Independently, the government also ordered an administrative inquiry into the riots that took place between May 18 and 22, but they exclude the events in Maliana and custodial killings in Meerut and Fatehgarh jails. The panel, headed by Gian Prakash, former Comptroller and Auditor General of India, consisted of Ghulam Ahmad, a retired IAS official and a former Vice-Chancellor of Avadh University, and Ram Krishan, IAS, Secretary PWD. The panel was asked to submit its report within thirty days, which it did. On the grounds that the inquiry was of an administrative nature, ordered for its own purposes, the government did not place its report before the legislature or public. However, The Telegraph, the Kolkata-based daily, published the entire report in November 1987.

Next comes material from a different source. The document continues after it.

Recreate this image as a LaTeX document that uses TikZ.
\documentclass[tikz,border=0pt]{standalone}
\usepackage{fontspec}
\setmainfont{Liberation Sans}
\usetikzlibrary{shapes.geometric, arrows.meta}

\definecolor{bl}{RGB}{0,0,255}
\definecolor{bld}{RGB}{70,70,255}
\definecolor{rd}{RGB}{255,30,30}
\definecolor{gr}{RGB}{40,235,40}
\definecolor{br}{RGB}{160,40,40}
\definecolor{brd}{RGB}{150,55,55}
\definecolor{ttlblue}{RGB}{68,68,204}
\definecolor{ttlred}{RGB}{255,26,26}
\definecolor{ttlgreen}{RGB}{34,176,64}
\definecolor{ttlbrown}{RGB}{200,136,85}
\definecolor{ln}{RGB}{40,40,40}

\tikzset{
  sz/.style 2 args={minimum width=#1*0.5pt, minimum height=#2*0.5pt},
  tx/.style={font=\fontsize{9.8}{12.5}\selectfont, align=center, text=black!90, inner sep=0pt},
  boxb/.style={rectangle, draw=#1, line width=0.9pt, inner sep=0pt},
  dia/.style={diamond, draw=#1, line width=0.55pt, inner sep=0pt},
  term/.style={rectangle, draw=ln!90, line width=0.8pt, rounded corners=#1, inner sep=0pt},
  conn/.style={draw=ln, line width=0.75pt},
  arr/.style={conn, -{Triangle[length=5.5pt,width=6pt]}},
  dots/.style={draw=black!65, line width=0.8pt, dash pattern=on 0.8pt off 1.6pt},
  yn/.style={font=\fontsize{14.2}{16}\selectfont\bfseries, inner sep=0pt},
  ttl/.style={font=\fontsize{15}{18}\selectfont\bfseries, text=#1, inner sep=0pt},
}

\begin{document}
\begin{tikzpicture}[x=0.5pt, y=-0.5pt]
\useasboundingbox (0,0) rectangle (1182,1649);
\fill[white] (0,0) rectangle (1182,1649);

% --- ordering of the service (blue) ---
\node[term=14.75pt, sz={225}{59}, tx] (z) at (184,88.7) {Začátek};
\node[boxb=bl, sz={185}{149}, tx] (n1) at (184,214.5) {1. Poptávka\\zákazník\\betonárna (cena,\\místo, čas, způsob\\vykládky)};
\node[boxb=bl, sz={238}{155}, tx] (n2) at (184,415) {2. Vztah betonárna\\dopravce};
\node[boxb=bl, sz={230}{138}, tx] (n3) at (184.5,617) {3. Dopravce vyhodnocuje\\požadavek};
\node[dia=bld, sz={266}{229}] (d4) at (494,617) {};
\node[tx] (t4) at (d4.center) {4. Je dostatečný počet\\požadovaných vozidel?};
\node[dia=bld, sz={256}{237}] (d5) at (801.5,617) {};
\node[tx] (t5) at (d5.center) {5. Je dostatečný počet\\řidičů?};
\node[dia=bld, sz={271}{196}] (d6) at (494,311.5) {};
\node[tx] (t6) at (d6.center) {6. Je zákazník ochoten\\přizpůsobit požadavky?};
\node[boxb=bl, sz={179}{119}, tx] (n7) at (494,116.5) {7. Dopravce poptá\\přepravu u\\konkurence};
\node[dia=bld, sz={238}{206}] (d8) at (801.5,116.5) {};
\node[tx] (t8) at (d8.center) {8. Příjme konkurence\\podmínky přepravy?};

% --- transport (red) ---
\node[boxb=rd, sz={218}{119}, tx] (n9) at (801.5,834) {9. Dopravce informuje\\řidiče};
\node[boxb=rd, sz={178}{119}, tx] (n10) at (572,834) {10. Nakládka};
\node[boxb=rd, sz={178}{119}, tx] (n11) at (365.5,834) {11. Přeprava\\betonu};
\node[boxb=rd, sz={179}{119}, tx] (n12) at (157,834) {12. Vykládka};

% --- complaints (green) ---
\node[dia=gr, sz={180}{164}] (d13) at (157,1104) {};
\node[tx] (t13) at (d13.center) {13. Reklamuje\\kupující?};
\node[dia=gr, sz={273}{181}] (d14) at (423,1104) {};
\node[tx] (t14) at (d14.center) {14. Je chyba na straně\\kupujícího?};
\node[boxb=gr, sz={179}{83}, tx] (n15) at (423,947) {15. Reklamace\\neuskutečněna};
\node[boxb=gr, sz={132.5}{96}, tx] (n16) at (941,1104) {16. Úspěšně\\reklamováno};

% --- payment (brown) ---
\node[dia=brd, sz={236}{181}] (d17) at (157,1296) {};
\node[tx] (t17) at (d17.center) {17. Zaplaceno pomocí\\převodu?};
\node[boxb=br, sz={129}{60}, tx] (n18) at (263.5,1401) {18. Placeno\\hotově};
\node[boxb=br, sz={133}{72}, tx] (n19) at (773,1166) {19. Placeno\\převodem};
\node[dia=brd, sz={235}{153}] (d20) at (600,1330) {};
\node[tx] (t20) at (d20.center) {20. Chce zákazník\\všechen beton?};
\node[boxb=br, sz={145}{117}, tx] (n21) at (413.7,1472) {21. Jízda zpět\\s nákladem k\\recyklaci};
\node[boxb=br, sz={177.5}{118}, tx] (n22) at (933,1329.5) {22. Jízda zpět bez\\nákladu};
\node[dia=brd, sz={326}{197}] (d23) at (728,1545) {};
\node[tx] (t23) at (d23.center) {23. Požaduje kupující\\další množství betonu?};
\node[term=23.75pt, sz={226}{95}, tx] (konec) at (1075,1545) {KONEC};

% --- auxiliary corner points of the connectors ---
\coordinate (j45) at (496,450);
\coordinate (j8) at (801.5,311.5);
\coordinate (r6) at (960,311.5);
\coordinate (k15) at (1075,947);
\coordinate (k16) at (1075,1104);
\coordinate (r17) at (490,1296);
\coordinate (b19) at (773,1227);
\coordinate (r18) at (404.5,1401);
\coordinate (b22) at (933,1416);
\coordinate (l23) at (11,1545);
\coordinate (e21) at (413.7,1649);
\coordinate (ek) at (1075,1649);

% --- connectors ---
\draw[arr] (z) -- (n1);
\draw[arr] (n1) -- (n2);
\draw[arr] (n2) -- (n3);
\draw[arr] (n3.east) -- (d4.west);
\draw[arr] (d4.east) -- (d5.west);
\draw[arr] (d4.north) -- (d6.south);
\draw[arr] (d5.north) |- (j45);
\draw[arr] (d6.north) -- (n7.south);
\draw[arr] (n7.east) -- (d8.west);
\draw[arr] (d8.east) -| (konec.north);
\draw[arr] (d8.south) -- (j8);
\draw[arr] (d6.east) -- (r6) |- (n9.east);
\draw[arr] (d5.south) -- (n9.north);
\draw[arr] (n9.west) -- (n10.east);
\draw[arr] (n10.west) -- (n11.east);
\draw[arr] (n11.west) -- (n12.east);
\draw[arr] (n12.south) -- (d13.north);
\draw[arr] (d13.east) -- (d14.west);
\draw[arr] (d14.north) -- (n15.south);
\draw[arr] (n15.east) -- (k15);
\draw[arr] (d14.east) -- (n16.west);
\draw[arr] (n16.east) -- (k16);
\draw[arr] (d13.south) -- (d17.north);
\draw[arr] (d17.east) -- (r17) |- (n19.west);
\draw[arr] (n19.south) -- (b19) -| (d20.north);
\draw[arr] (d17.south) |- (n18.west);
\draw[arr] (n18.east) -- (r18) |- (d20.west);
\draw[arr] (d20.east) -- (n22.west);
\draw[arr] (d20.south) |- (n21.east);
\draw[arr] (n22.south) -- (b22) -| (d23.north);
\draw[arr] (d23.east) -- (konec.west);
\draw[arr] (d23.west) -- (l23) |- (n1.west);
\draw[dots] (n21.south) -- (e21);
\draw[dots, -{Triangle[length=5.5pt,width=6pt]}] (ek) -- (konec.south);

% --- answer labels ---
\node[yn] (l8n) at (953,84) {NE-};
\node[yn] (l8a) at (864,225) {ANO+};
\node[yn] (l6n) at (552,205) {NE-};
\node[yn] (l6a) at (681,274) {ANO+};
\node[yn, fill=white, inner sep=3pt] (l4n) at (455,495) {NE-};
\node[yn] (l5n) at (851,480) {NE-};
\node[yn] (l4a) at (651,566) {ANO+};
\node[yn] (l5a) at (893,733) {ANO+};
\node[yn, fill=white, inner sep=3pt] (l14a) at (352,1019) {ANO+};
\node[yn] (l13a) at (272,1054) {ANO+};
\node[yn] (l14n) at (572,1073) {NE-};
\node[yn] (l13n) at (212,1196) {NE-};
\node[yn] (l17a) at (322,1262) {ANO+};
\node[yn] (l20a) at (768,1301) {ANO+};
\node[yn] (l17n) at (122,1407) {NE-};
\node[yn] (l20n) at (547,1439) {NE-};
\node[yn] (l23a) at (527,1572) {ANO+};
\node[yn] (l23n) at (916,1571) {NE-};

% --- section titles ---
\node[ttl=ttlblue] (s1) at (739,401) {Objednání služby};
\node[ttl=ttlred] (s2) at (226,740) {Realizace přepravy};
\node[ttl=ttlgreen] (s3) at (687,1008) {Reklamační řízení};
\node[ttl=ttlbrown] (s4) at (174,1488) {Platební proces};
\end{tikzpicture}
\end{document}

Now, a PIL has been filed before the Division Bench of the Allahabad High Court by this writer and former Director-General of Uttar Pradesh police, Vibhuti Narain Rai IPS. A victim, Ismail, who lost 11 members of his family in Maliana on May 23, 1987 and a lawyer M.A. Rashid, who conducted the case in a Meerut trial court, have sought a fair and speedy trial by the SIT and adequate compensation to the families of victims. More than three decades on, the Maliana massacre case and other custodial killings in Meerut during the 1987 riots have not progressed much as key court papers had mysteriously gone missing. The petitioners have also accused the UP police and PAC personnel of intimidating victims and witnesses not to depose. 

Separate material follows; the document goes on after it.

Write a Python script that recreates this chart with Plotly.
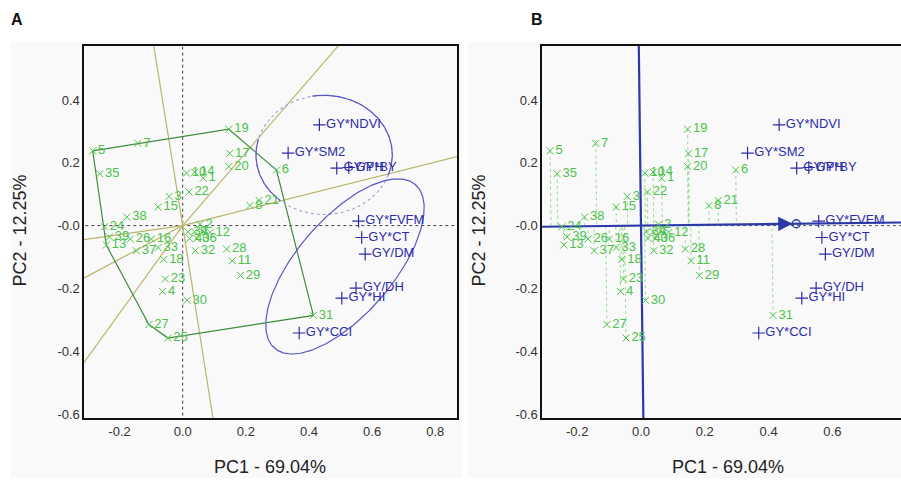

After hearing this PIL, acting Chief Justice Sanjay Yadav and Justice Prakash Padia of the Allahabad HC on April 19, 2021, ordered that the Uttar Pradesh government should file a counter-affidavit. “Taking into consideration the grievance raised in the petition and the relief sought we call upon the State to file the counter affidavit and para-wise reply to the writ petition. 

List in week commencing 24th May 2021 in the additional cause list (sic),” the bench ruled. 

Noted human rights activist and senior Supreme Court lawyer Colin Gonsalves appeared for the petitioners in the case. 


(The writer is a senior journalist with more than 35 years of experience and has worked with several reputed media platforms. He covered the Meerut riots of 1987 and was an eye witness to many incidents.)